If you start to study biology through the lens of evolution/development (IE, looking at the similarities and differences in close and far related organisms) it starts to become a lot clearer. Many organisms with very different phenotypes actually just contain slight modifications to the parameters of common generator functions- for example, wings and arms seem to derive from the same ancestral body part. Most of the genes that make them are in common, it's just how and when the different genes get expressed that determines the finer details (I'm glossing over a lot here).

So since nearly all the players are the same, it's often not that hard to move a protein from a close relative (mice are pretty close to us) to another without any real loss of function or major change in phenotype. However, there are some fundamental differences that make comparing mice results to humans and sometimes we modify mice to appear more human to make them better model organisms.

(even after working in this field for some 30+ years, I remain constantly amazed any of this works at all. I felt the same way about Google's production environment, which in many ways resembled a very simple organism)

I don't think the image is an artistic representation- I think it's an actual micrograph of fluorescently labelled cells. They may have called it that because some level of postprocessing was applied. In short, when this type of micrograph is taken, it's generated using a sequence of laser pulses, each laser pulse has a different wavelength of light designed to match one of the fluorescent labels, which itself emits a different wavelength of light. The images themselves are collected in grayscale and then a false-color image is created by coloring each grayscale image (mapping gray intensity to luminance) and compositing them.

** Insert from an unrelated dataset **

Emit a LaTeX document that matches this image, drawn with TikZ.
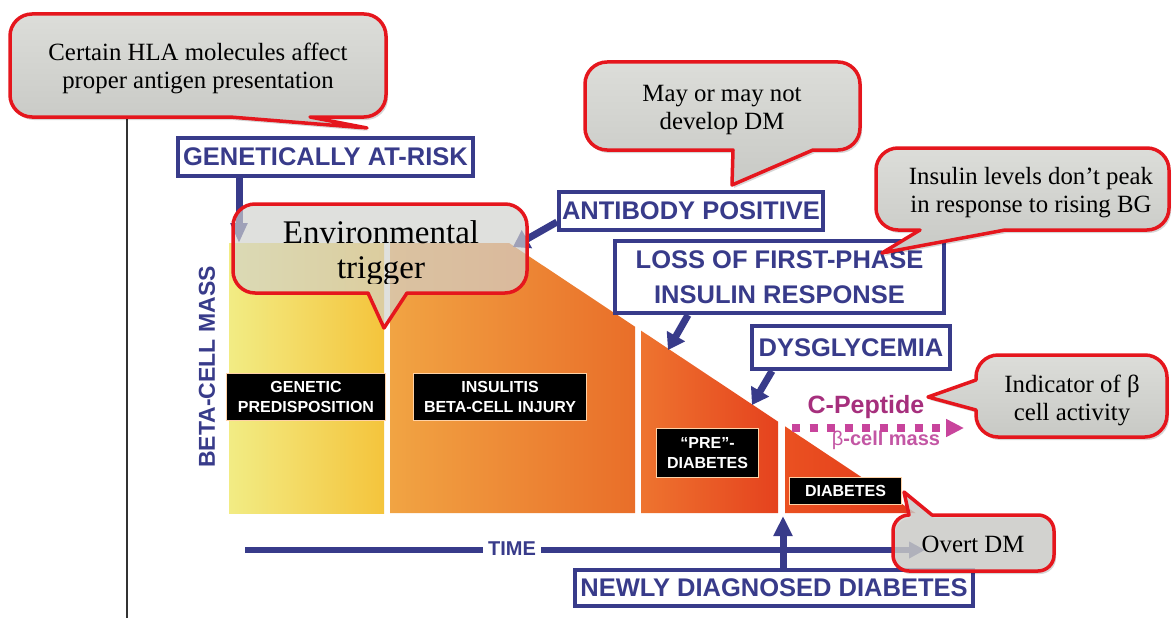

The color mapping does not recapitulate the underlying colors of the images that were taken although usually when these images are rendered, a color very close to the emission wavelength of the fluorescent label is used.

That said it's not impossible to conjure up prompts that would make a generative AI produce images that look a lot like a micrograph of cells. I skimmed the referenced paper and didn't see this image but I suspect the authors provided it in the PR package they must have distributed.

username checks out haha

There's a whole book and movie about it

https://en.wikipedia.org/wiki/The_Secret_of_NIMH

“In mice” is a very important lesson to learn about scientific reporting, but it’s also a very simple and reductive lesson. Most experimental results don’t translate to human studies. That’s it, thats the lesson to learn.

So, maybe someone here doesn’t know that, but it adds so little to the conversation to just repeat this widely known fact over and over again.

Now, let’s talk about the mouse models. Some models are better than others. Many experiments are conducted in mice that don’t have an immune system. Some mouse models have a “disease” that bears very little resemblance to the human condition and was induced through means that are very different from the human natural history. Some mouse models have a genetic defect in a gene that is very well conserved and mimics symptoms of the human condition and are thus excellent models that can tell us a lot about human physiology. All that nuance is lost by “in mice”, which makes it particularly frustrating when that’s used as a blanket reason to dismiss any mouse study.